Happy 113th Birthday, Joan Crawford!

The intrepid Joan Crawford was born Lucille Fay LeSueur 113 years ago (or thereabouts, there’s some debate about the correct year) today in San Antonio, Texas. Here are 10 JC Did-You-Knows:

  • Crawford’s parents separated when she was very young and by her teens, she’d had three different stepfathers.
  • After working a number of menial jobs as a young women, Crawford began to take advantage of her skills as a dancer, winning a number of dance competitions and earning a living as a hoofer first in the Midwest and later on the East Coast.
  • Crawford moved to Hollywood in her mid-twenties, making her movie debut in a bit part as a showgirl in Pretty Ladies (1925). After several minor roles in pictures, she was awarded her breakout role, the part of Diana Medford in Our Dancing Daughters (1928).
  • Crawford handled with transition from silent pictures to talkies with relative ease, as her first talking picture, Untamed (1929), was a hit.
  • Soon, Crawford was one of MGM’s biggest stars, and she remained such for more than a decade. By the early ’40s, though, her standing at MGM was in decline. She decided to cut her losses and make a fresh start at Warner Brothers, where her stellar portrayal of the title character in Mildred Pierce (1945), the noirish-thriller based on the James M. Cain novel of the same same, revived her career in a big way, as well earning her the only Best Actress Oscar of her career.
  • The 1950s saw Crawford’s career on the wane. Though she made a number of pictures in that decade, they tended to have the sort of campy quality that is today associated with her, if perhaps unfairly so.
  • By the 1960s, Crawford was reduced largely to parts in low budget horror films, such as What Ever Happened to Baby Jane? (1962), Strait-Jacket (1964), and Berserk (1967). She also appeared on various television programs, among them the soap opera The Secret Storm, The Lucy Show, and Rod Serling‘s Twilight Zone followup, Night Gallery.
  • Though she was always an imposing on-screen presence, Crawford stood just 5′ 3″.
  • Crawford was married four times; each union lasted less than five years (though, to be fair, her fourth husband passed away).

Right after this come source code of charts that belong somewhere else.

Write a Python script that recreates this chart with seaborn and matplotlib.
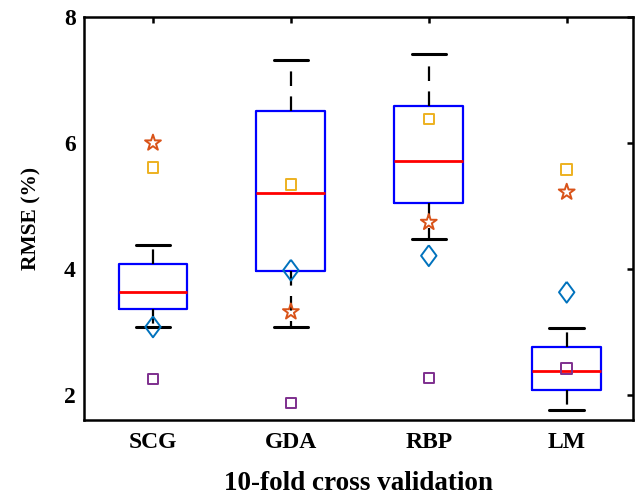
import matplotlib
matplotlib.use("Agg")
import matplotlib.pyplot as plt
import seaborn as sns
import pandas as pd
import numpy as np

# ---- data ----
methods = ["SCG", "GDA", "RBP", "LM"]
# five-number summaries: lower whisker, q1, median, q3, upper whisker
whisker_low = [3.08, 3.08, 4.47, 1.76]
q1 = [3.37, 3.96, 5.05, 2.08]
median = [3.63, 5.21, 5.71, 2.38]
q3 = [4.08, 6.50, 6.59, 2.76]
whisker_high = [4.38, 7.31, 7.42, 3.06]

# individual marker series
star_vals = [6.00, 3.32, 4.74, 5.22]
orange_sq_vals = [5.61, 5.34, 6.38, 5.58]
diamond_vals = [3.08, 3.98, 4.21, 3.63]
purple_sq_vals = [2.25, 1.87, 2.27, 2.42]

yticks = [2, 4, 6, 8]
ylabel = "RMSE (%)"
xlabel = "10-fold cross validation"

# ---- styling ----
sns.set_style("white")
plt.rcParams["font.family"] = ["Liberation Serif", "DejaVu Serif"]
plt.rcParams["font.weight"] = "bold"
plt.rcParams["axes.labelweight"] = "bold"
plt.rcParams["lines.scale_dashes"] = False
for k in ("text.color", "axes.labelcolor", "xtick.color", "ytick.color"):
    plt.rcParams[k] = "black"

fig = plt.figure(figsize=(6.38, 4.98), dpi=100)
ax = fig.add_axes([0.1317, 0.1576, 0.8603, 0.8083])

rows = []
for i, m in enumerate(methods):
    for v in (whisker_low[i], q1[i], median[i], q3[i], whisker_high[i]):
        rows.append({"method": m, "value": v})
box_df = pd.DataFrame(rows)

sns.boxplot(
    data=box_df, x="method", y="value", order=methods, ax=ax,
    width=0.5, whis=1.5, fill=False, color="blue", linewidth=1.6,
    showfliers=False,
    boxprops={"color": "blue", "linewidth": 1.6},
    medianprops={"color": "red", "linewidth": 2.0},
    whiskerprops={"color": "black", "linewidth": 1.6, "linestyle": (0, (10.5, 7.5))},
    capprops={"color": "black", "linewidth": 2.2},
)

diamond_marker = [(0, 1), (0.74, 0), (0, -1), (-0.74, 0), (0, 1)]
series = [
    (orange_sq_vals, "s", "#EDB120", 7.5),
    (purple_sq_vals, "s", "#7E2F8E", 7.5),
    (diamond_vals, diamond_marker, "#0072BD", 15),
    (star_vals, "*", "#D95319", 12),
]
for vals, mk, col, ms in series:
    sdf = pd.DataFrame({"method": methods, "value": vals})
    n_before = len(ax.collections)
    sns.stripplot(data=sdf, x="method", y="value", order=methods, ax=ax,
                  jitter=False, marker=mk, size=ms, color=col, linewidth=1.4,
                  zorder=4)
    for coll in ax.collections[n_before:]:
        coll.set_facecolor("none")
        coll.set_edgecolor(col)
        coll.set_linewidth(1.4)

ax.set_xlim(-0.5, 3.48)
ax.set_ylim(1.61, 8)
ax.set_yticks(yticks)
ax.set_yticklabels([str(t) for t in yticks])
ax.set_xticks(range(len(methods)))
ax.set_xticklabels(methods)

for sp in ax.spines.values():
    sp.set_visible(True)
    sp.set_color("black")
    sp.set_linewidth(1.8)

ax.tick_params(axis="both", direction="in", length=4, width=1.8,
               top=True, right=True, labelsize=17, colors="black")
ax.tick_params(axis="x", pad=9)
ax.tick_params(axis="y", pad=6)

ax.set_xlabel(xlabel, fontsize=19.5, fontweight="bold", labelpad=13)
ax.set_ylabel(ylabel, fontsize=15.5, fontweight="bold", labelpad=16)

fig.savefig("out.png", dpi=100)
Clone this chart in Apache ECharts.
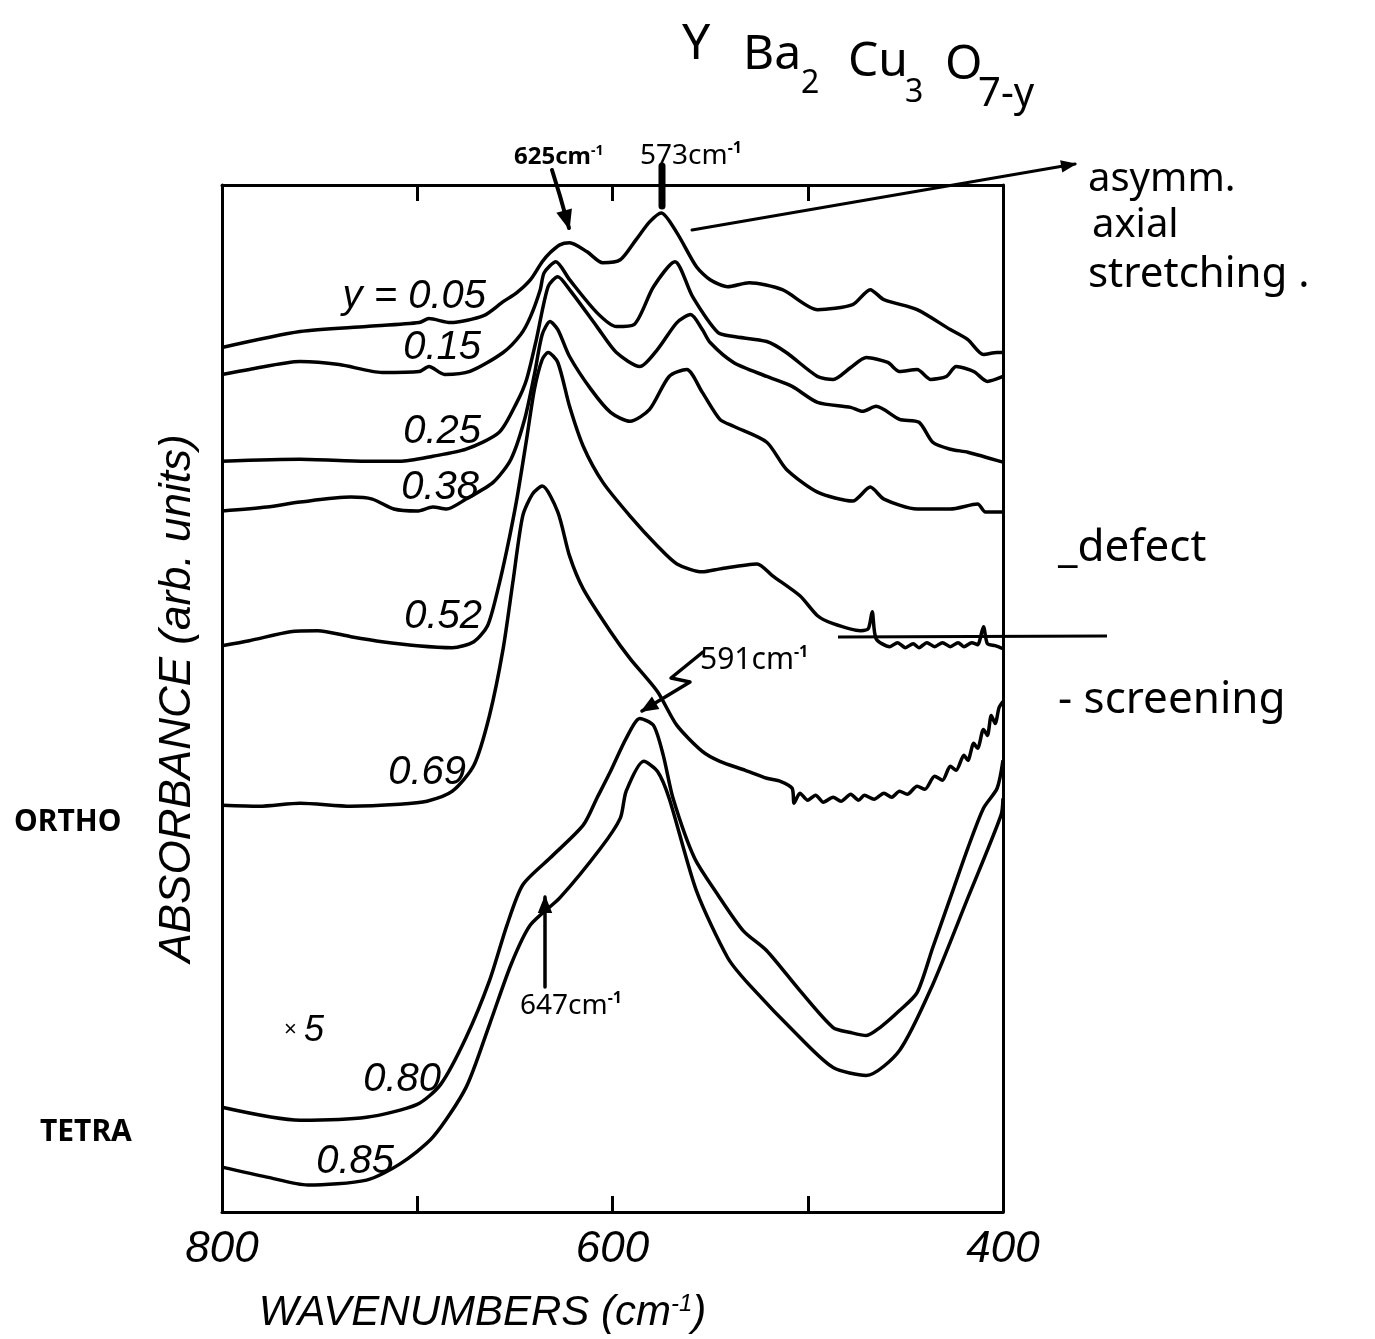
<!DOCTYPE html>
<html><head><meta charset="utf-8">
<script src="https://cdn.jsdelivr.net/npm/echarts@6.0.0/dist/echarts.min.js"></script>
<style>html,body{margin:0;padding:0;background:#fff}#c{width:1375px;height:1339px}</style>
</head><body><div id="c"></div>
<script>
// ---- data: [wavenumber (cm^-1), absorbance (arb. units, offset traces)] ----
const curveNames = ['y = 0.05','0.15','0.25','0.38','0.52','0.69','0.80','0.85'];
const xTickLabels = {800:'800', 600:'600', 400:'400'};

const y005 = [[800,867],[760,883],[726,888],[699,892],[694,896],[683,892],[666,899],[656,913],[649,922],[642,935],[636,953],[632,962],[627,970],[622,972],[613,963],[605,952],[596,955],[588,975],[581,993],[575,1002],[567,982],[557,948],[550,935],[541,928],[530,932],[513,925],[495,905],[477,910],[468,925],[461,915],[444,905],[427,885],[418,875],[410,860],[403,862],[400,862]];
const y015 = [[800,840],[786,845],[760,853],[740,850],[718,842],[699,843],[694,848],[686,840],[673,843],[656,862],[647,880],[642,898],[637,925],[635,942],[629,953],[622,935],[608,902],[598,888],[589,890],[579,928],[568,953],[559,918],[546,882],[538,878],[521,873],[511,862],[495,838],[487,835],[478,847],[470,857],[459,852],[453,843],[444,845],[437,835],[429,838],[424,848],[415,843],[408,833],[400,838]];
const y025 = [[800,753],[760,755],[726,753],[709,753],[692,758],[675,765],[658,782],[649,812],[644,835],[639,875],[633,928],[628,938],[622,925],[608,888],[598,862],[586,848],[577,865],[567,892],[560,900],[554,885],[550,872],[538,852],[521,838],[508,828],[495,812],[478,807],[472,803],[465,808],[453,795],[443,792],[436,772],[427,765],[418,762],[400,752]];
const y038 = [[800,703],[777,707],[760,712],[734,717],[723,715],[712,705],[700,703],[692,707],[685,705],[675,715],[661,732],[652,755],[645,795],[640,840],[636,880],[632,893],[628,885],[622,858],[611,825],[601,802],[591,793],[581,805],[571,838],[562,845],[554,822],[545,795],[538,788],[521,772],[511,745],[495,722],[477,713],[468,727],[461,715],[444,705],[427,705],[413,710],[409,702],[400,702]];
const y052 = [[800,568],[786,573],[765,582],[751,583],[734,577],[718,572],[700,568],[682,566],[671,572],[664,588],[659,622],[654,665],[649,715],[644,775],[640,825],[636,855],[633,862],[628,852],[622,808],[615,768],[605,732],[591,698],[577,668],[567,650],[554,642],[545,645],[526,650],[518,638],[504,618],[495,598],[487,590],[473,583],[469,585],[467,602],[465,575],[458,567],[454,571],[450,566],[446,570],[443,566],[439,571],[435,567],[431,571],[427,567],[423,571],[420,567],[416,571],[413,569],[410,587],[408,570],[404,568],[400,565]];
const y069 = [[800,408],[781,407],[760,410],[734,407],[709,409],[695,412],[682,422],[671,448],[663,498],[656,565],[651,632],[646,698],[641,720],[636,728],[628,702],[622,658],[615,625],[601,582],[591,555],[577,522],[567,488],[554,462],[545,452],[532,443],[521,435],[514,432],[508,425],[507,410],[504,420],[500,413],[496,418],[492,411],[487,416],[483,412],[478,419],[474,413],[471,418],[466,414],[461,420],[457,416],[453,422],[449,419],[444,427],[440,424],[435,437],[431,433],[427,447],[424,443],[420,458],[418,453],[415,470],[413,465],[410,484],[408,478],[406,498],[404,490],[402,506],[400,512]];
const y080 = [[800,105],[760,92],[726,95],[700,108],[688,128],[675,175],[663,232],[654,288],[646,328],[632,355],[615,388],[608,415],[601,442],[593,475],[586,495],[579,488],[574,458],[569,415],[558,355],[546,318],[533,282],[521,262],[504,222],[487,185],[478,180],[470,177],[463,185],[453,202],[444,220],[436,265],[427,315],[418,365],[410,405],[403,425],[400,453]];
const y085 = [[800,45],[777,35],[756,27],[726,32],[709,48],[692,75],[675,125],[663,188],[652,248],[642,288],[627,315],[606,365],[596,395],[593,422],[584,452],[577,442],[571,415],[557,322],[541,255],[530,228],[504,175],[487,145],[470,137],[453,162],[436,228],[418,315],[401,398],[400,415]];
const curves = [y005, y015, y025, y038, y052, y069, y080, y085];

const chart = echarts.init(document.getElementById('c'), null, {renderer:'canvas'});
const NUM = 'Liberation Sans, Arial, sans-serif';
const HAND = 'Noto Sans, DejaVu Sans, sans-serif';

function arrowEls(pts, head, width) {
  const els = [{type:'polyline', shape:{points:pts}, style:{stroke:'#000', lineWidth:width, fill:null, lineJoin:'round', lineCap:'round'}}];
  if (head) {
    const [x1,y1] = pts[pts.length-2], [x2,y2] = pts[pts.length-1];
    const a = Math.atan2(y2-y1, x2-x1), L = head, W = head*0.45;
    els.push({type:'polygon', shape:{points:[[x2+2*Math.cos(a),y2+2*Math.sin(a)],
      [x2-L*Math.cos(a)+W*Math.sin(a), y2-L*Math.sin(a)-W*Math.cos(a)],
      [x2-L*Math.cos(a)-W*Math.sin(a), y2-L*Math.sin(a)+W*Math.cos(a)]]}, style:{fill:'#000'}});
  }
  return els;
}
function txt(text, x, y, size, opts) {
  opts = opts || {};
  return {type:'text', style:Object.assign({text:text, x:x, y:y, fill:'#000', fontSize:size,
    fontFamily:opts.family || HAND, fontStyle:opts.italic ? 'italic':'normal', fontWeight:opts.weight || 'normal',
    align:opts.align || 'left', verticalAlign:'middle'}, opts.rich ? {rich:opts.rich} : {})};
}
const supRich = s => ({sup:{fontSize:s, verticalAlign:'top', padding:[0,0,s*0.9,0], fontFamily:HAND, fontWeight:'bold'}});

// curve labels (italic)
const labelPos = [[486,297],[481,348],[481,432],[479,488],[482,617],[466,773],[441,1080],[394,1162]];
const graphics = [];
curveNames.forEach((n,i) => graphics.push(txt(n, labelPos[i][0], labelPos[i][1], 40, {family:NUM, italic:true, align:'right'})));
graphics.push(txt('×', 284, 1030, 22, {family:NUM}));
graphics.push(txt('5', 304, 1031, 36, {family:NUM, italic:true}));

// title formula
graphics.push(txt('Y', 682, 45, 50));
graphics.push(txt('Ba', 743, 55, 48));
graphics.push(txt('2', 801, 84, 32));
graphics.push(txt('Cu', 848, 62, 48));
graphics.push(txt('3', 905, 93, 32));
graphics.push(txt('O', 945, 65, 48));
graphics.push(txt('7-y', 978, 95, 40));

// peak annotations
graphics.push(txt('625cm{sup|-1}', 514, 157, 24, {weight:'bold', rich:supRich(14)}));
graphics.push(txt('573cm{sup|-1}', 640, 156, 28, {rich:supRich(16)}));
graphics.push(...arrowEls([[552,170],[560,196],[569,228]], 18, 4));
graphics.push({type:'line', shape:{x1:662, y1:166, x2:662, y2:206}, style:{stroke:'#000', lineWidth:7, lineCap:'round'}});
graphics.push(...arrowEls([[692,230],[1075,164]], 14, 3));
graphics.push(txt('asymm.', 1088, 180, 40));
graphics.push(txt('axial', 1092, 226, 40));
graphics.push(txt('stretching .', 1088, 275, 42));
graphics.push(txt('_defect', 1058, 548, 44));
graphics.push({type:'line', shape:{x1:838, y1:637, x2:1107, y2:636}, style:{stroke:'#000', lineWidth:3}});
graphics.push(txt('- screening', 1058, 700, 44));
graphics.push(txt('591cm{sup|-1}', 700, 660, 30, {rich:supRich(16)}));
graphics.push(...arrowEls([[703,652],[671,678],[690,682],[642,711]], 16, 3.5));
graphics.push(...arrowEls([[545,987],[545,897]], 16, 3.5));
graphics.push(txt('647cm{sup|-1}', 520, 1006, 28, {rich:supRich(16)}));
graphics.push(txt('ORTHO', 14, 822, 30, {weight:'bold'}));
graphics.push(txt('TETRA', 40, 1132, 30, {weight:'bold'}));

const axisBase = {type:'value', min:400, max:800, interval:100, inverse:true,
  axisLine:{show:true, onZero:false, lineStyle:{color:'#000', width:3}},
  axisTick:{show:true, inside:true, length:16, lineStyle:{color:'#000', width:3}},
  splitLine:{show:false}};

chart.setOption({
  animation:false,
  backgroundColor:'#fff',
  grid:{left:222, right:372, top:185, bottom:124, containLabel:false},
  xAxis:[
    Object.assign({}, axisBase, {position:'bottom',
      axisLabel:{formatter:v => xTickLabels[v] || '', fontStyle:'italic', fontSize:44, color:'#000', fontFamily:NUM, margin:16},
      name:'WAVENUMBERS (cm{sup|-1})', nameLocation:'middle', nameGap:80,
      nameTextStyle:{fontStyle:'italic', fontSize:42, color:'#000', fontFamily:NUM, verticalAlign:'top', padding:[0,260,0,0],
        rich:{sup:{fontSize:24, fontStyle:'italic', fontFamily:NUM, verticalAlign:'top', padding:[0,0,18,0]}}}}),
    Object.assign({}, axisBase, {position:'top', axisLabel:{show:false}})
  ],
  yAxis:[
    {type:'value', min:0, max:1030, position:'left', axisLine:{show:true, onZero:false, lineStyle:{color:'#000', width:3}},
      axisTick:{show:false}, axisLabel:{show:false}, splitLine:{show:false},
      name:'ABSORBANCE (arb. units)', nameLocation:'middle', nameGap:22, nameRotate:90,
      nameTextStyle:{fontStyle:'italic', fontSize:44, color:'#000', fontFamily:NUM}},
    {type:'value', min:0, max:1030, position:'right', axisLine:{show:true, onZero:false, lineStyle:{color:'#000', width:3}},
      axisTick:{show:false}, axisLabel:{show:false}, splitLine:{show:false}}
  ],
  series: curves.map((d,i) => ({type:'line', name:curveNames[i], data:d, xAxisIndex:0, yAxisIndex:0,
    showSymbol:false, smooth:0.25, lineStyle:{color:'#000', width:3.5}, silent:true})),
  graphic: graphics
});
</script></body></html>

Each time she remarried, she changed the name of her Brentwood estate and replaced all the toilet seats in the house.
  • Crawford made a practice of responding personally to all of her fan mail.

Happy birthday, Joan Crawford, wherever you may be!

Joan Crawford

Happy 112th Birthday, Joan Crawford!

Joan Crawford, born Lucille Fay LeSueur 112 years ago today in San Antonio, Texas, had a Hollywood career like no other. Talk about your highs and lows. She was born in a family of modest means, her parents separated before she was born and she’d had three stepfathers by the time she was in her teens.

Dancing was her ticket out. She wasn’t a trained dancer or in any sense a classical one. She was vivacious and driven and did the popular dances of the day. After winning several dance contests, she was awarded a spot in a chorus line in a touring show, and two years later, she headed west to Hollywood. She quickly started snagging bit parts in pictures, but it was Our Dancing Daughters (1928) that proved to be her big break. Having become a star just at the end of the silent era, she was now faced with the challenge of proving she was able to speak well enough for talking pictures. She was, as her work in her first talkie, Untamed (1929), demonstrated, and it was onward and upward from there.

Joan Crawford

Crawford was one of MGM‘s biggest stars in the 1930s, but by the ’40s, the studio began, as studios were wont to do, awarding the prime roles to a collection of fresh faces, so Crawford for Warner Brothers, where the title role in Mildred Pierce (1945), the noirish adaptation of James M. Cain‘s novel of the same name, gave her fading career new life. She won her only Oscar for her portrayal of the titular loving mother whose hard work and sacrifice goes unappreciated by her selfish, snotty daughter. Crawford rode the wave created by Mildred Pierce for a few years until, in the 1950s, her star again began to shine less brightly. She delivered some of her most over-the-top performances in that decade in pictures that she surely didn’t rate as highly as her earlier efforts, but today’s fans value her films of that decade greatly for the sheer campy fun of them.

Sadly, today Crawford’s remembered as much for her adopted daughter Christina’s unflattering (to put it mildly) portrait of her mother in the memoir Mommy Dearest, and the 1981 cinematic adaptation of that book, with Faye Dunaway as Joan. We may never know just how accurate Christina’s account is—many people who knew Joan Crawford, Myrna Loy among them, insist it’s vastly overblown and unfair—but it almost doesn’t matter at this point: Christina’s depiction of a controlling, easily angered, abusive Joan Crawford is now pop culture lore, and little can be done about it.

Joan Crawford’s final picture was a ridiculous offering called Trog (1970). One has to give her credit for hanging in there, but it’s one picture Crawford surely regretted making. After that, she largely disappeared from the public eye before passing away at age 72 on May 10, 1977.

Happy birthday, Ms. Crawford, wherever you may be!